* YOUR TASK: Locate, in the data below, the line that contains "Output the Python" and the line that contains "lss_sd = [0.32, 0.69, 1.49, 1.38]"; reproduce exactly those two lines and every line between them, nothing more.

* DATA PROVIDED:
########################################

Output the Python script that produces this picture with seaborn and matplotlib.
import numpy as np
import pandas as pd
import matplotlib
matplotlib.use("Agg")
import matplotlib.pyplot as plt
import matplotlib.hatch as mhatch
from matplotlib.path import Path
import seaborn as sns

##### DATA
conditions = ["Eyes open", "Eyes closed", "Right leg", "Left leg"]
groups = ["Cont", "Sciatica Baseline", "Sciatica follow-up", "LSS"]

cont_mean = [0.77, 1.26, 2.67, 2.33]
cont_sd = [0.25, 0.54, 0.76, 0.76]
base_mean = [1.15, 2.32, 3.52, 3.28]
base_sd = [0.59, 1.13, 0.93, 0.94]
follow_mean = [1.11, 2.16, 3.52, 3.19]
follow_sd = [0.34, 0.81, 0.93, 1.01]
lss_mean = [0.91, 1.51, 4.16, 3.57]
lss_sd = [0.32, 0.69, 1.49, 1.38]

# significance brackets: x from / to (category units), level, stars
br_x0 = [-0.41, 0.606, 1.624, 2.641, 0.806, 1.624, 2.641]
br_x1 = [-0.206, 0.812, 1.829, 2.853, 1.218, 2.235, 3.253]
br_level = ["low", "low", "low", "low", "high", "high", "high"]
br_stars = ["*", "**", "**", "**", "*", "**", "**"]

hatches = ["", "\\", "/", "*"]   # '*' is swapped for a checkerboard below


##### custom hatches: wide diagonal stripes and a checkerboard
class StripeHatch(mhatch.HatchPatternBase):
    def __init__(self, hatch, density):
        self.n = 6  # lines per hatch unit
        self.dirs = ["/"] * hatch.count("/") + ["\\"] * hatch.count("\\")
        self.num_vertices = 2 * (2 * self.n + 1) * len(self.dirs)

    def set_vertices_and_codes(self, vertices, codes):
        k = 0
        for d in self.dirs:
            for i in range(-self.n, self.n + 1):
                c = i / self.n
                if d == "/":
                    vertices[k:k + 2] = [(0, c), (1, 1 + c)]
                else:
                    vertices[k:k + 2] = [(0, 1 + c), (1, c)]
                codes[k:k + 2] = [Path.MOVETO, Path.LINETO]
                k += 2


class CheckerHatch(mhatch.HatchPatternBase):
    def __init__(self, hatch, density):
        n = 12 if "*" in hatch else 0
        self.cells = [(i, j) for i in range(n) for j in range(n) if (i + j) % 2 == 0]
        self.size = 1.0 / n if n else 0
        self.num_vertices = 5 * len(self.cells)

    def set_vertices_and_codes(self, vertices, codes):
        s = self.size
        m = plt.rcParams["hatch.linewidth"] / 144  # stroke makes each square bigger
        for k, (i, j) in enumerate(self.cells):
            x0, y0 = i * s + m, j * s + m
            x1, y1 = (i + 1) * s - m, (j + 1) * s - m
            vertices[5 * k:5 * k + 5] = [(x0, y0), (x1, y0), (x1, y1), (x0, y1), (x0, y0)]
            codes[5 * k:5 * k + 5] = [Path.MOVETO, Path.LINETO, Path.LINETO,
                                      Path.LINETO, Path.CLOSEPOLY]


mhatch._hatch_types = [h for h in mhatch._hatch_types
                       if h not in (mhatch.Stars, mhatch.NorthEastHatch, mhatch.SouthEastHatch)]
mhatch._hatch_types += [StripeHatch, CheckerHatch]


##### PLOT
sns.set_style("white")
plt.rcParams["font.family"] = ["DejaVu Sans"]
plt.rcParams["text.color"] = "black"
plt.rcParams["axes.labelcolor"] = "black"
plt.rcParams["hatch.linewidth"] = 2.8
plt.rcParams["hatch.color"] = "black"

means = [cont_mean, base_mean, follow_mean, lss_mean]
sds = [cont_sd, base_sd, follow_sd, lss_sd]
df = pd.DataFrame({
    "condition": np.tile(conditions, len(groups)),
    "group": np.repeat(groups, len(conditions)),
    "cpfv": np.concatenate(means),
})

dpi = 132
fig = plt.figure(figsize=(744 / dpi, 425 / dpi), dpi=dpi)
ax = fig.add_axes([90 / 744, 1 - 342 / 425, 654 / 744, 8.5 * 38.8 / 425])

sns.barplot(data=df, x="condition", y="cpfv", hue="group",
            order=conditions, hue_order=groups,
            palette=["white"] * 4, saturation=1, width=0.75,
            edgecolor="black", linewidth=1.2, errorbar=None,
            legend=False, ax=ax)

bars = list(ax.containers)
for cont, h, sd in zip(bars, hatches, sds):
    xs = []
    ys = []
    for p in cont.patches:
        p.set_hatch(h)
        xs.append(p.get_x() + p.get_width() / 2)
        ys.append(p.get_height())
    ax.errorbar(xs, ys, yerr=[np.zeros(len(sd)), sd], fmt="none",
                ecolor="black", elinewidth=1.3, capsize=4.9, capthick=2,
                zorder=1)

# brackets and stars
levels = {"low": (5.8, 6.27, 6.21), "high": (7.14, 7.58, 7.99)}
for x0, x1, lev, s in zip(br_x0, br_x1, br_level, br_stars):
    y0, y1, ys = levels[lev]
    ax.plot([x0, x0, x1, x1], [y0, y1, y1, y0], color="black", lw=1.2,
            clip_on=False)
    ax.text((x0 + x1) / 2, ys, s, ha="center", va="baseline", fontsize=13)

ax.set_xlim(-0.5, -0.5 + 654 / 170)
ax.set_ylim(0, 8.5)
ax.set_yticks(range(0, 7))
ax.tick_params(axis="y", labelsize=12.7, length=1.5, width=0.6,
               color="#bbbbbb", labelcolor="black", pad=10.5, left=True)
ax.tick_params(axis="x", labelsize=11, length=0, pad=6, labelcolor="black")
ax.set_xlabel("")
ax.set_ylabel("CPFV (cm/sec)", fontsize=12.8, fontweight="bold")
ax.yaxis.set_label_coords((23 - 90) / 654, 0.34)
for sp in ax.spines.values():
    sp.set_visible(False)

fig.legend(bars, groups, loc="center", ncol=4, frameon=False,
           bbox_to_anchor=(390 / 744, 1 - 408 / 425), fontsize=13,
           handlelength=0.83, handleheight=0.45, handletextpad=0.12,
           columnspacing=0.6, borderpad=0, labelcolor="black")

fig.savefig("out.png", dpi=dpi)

########################################

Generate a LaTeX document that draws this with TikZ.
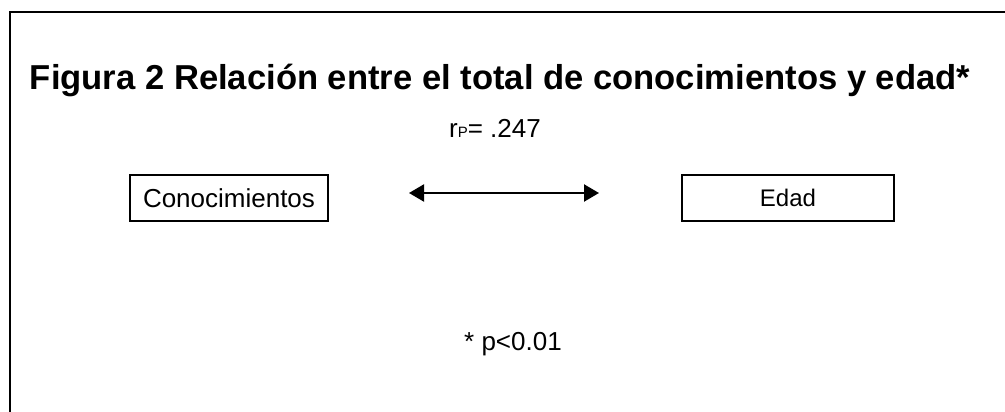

########################################

* RESPONSE:
Output the Python script that produces this picture with seaborn and matplotlib.
import numpy as np
import pandas as pd
import matplotlib
matplotlib.use("Agg")
import matplotlib.pyplot as plt
import matplotlib.hatch as mhatch
from matplotlib.path import Path
import seaborn as sns

##### DATA
conditions = ["Eyes open", "Eyes closed", "Right leg", "Left leg"]
groups = ["Cont", "Sciatica Baseline", "Sciatica follow-up", "LSS"]

cont_mean = [0.77, 1.26, 2.67, 2.33]
cont_sd = [0.25, 0.54, 0.76, 0.76]
base_mean = [1.15, 2.32, 3.52, 3.28]
base_sd = [0.59, 1.13, 0.93, 0.94]
follow_mean = [1.11, 2.16, 3.52, 3.19]
follow_sd = [0.34, 0.81, 0.93, 1.01]
lss_mean = [0.91, 1.51, 4.16, 3.57]
lss_sd = [0.32, 0.69, 1.49, 1.38]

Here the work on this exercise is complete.